When I found out that’s what was going down, I decided to stay busy and help out by pumping up the crowd, making sure the staff were alright and keeping spirits up with jokes and the like. It also let me go and hang out with the Dota fans a ton, which is always the highlight of these events for me. Some people asked me why they didn’t just give me a camera and microphone and let me rock those downtimes, but James made a very good point that we would have needed to get back to the action as soon as the game was back on – it would be pretty strange to just cut mid interview to go back to the game. I couldn’t agree more – the guy had everything thought out.

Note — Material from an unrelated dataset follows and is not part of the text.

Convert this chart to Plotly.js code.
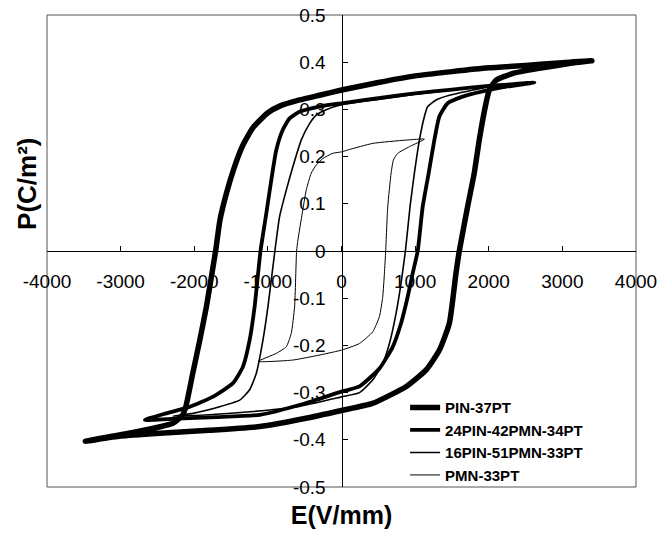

So was I upset? Good Lord no. Who cares?! ESL One still rocked! I got to show my content to a gigantic audience and hear them laugh at it. Have you ever been in a stadium full of people laughing at your jokes? Even the bad jokes?! It was insane. James, ReDeYe, and the rest of the team were EXTREMELY supportive and wished that it didn’t go the way it went, but to me it wasn’t a big deal at all. I got to talk to pros and make friends with players – I got to meet people who were the best in the world and make friends with them. I did something that maybe one day I will be able to do again, but next time use the skills I learned and experiences I had to make it even better.
I got to live a dream.
So, if you were wondering what it’s like going from a face in the crowd to a man in the show, that’s about it. It’s humbling. It’s terrifying. It’s challenging. And it’s exciting. It’s eSports, and it’s only gonna get bigger and better from now on.
It’s ESL One, baby. Hope to see you again soon!